There are many choices up to 2TB.

[QUOTE=servtrkr;2666545]Is anyone aware of a product I can buy that supports a connector for a 2.5 in. SATA internal drive and a USB output port?[/quote]“Image Tank” is the words to feed your favourite search engine.

[QUOTE=CDan;2666665]A USB portable HDD does not need any power, it gets power from the USB.[/QUOTE]Only those that are standard compliant.

Michael

[QUOTE=servtrkr;2666656]Bummer. I have a 1 tb 2.5 " Seagate I was hoping to use on either my laptop or iPad. The problem you run into depending on wifi are the restrictions you run into in hotel rooms. Too good to be true, I guess. [/quote]Restrictions? The devices (typically) host an ad-hoc WiFi network. This frequently means a lack of Internet access while accessing the wireless storage, but some devices can pass an Internet connection through from an existing WiFi network.

Going back to the laptop and the link you sent, am I understanding correctly if I get the device that houses the drive that has two usb ports, I can power the drive from the external battery (link you also sent) with one port and copy the videos from my laptop using the second port - or, conversely, power the drive using one port and watch a video on my laptop stored on the drive with the second port?

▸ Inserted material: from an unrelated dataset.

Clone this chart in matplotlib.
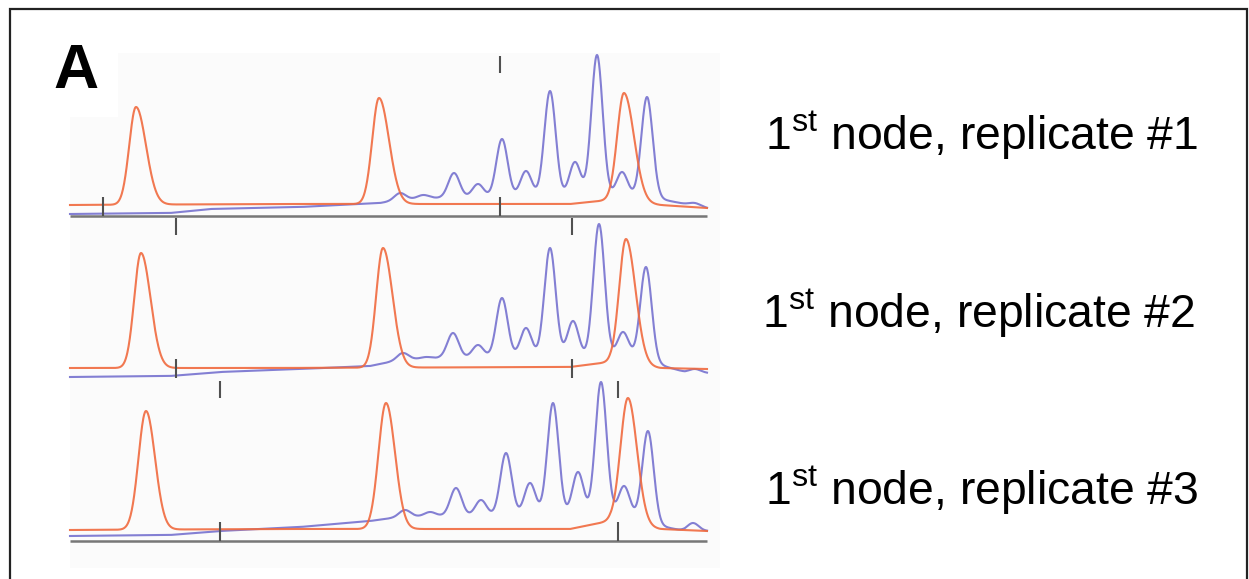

Ideally, yes. But, really, unless your computer sticks closely to the USB specs (or the USB subsystem has been poorly designed), you need not use the extra battery. You might not even need to use the Y-cable to draw extra current. I have a moderately-aged 320GB Seagate 2.5" drive that can run when connected directly to my computers, Xbox, TV, and A/V receiver. It even got enough power to run when using a non-powered USB hub connected to my notebook computer. The only time it failed to work was when I connected it to a powered/non-powered hub without using the hub’s power adapter. (That particular hub seems to draw less current from the USB ports on my computer, instead relying on its power adapter to handle anything above 500 mA).

So you still have many options from which you may choose. Now you get to figure out which is the best match for your needs.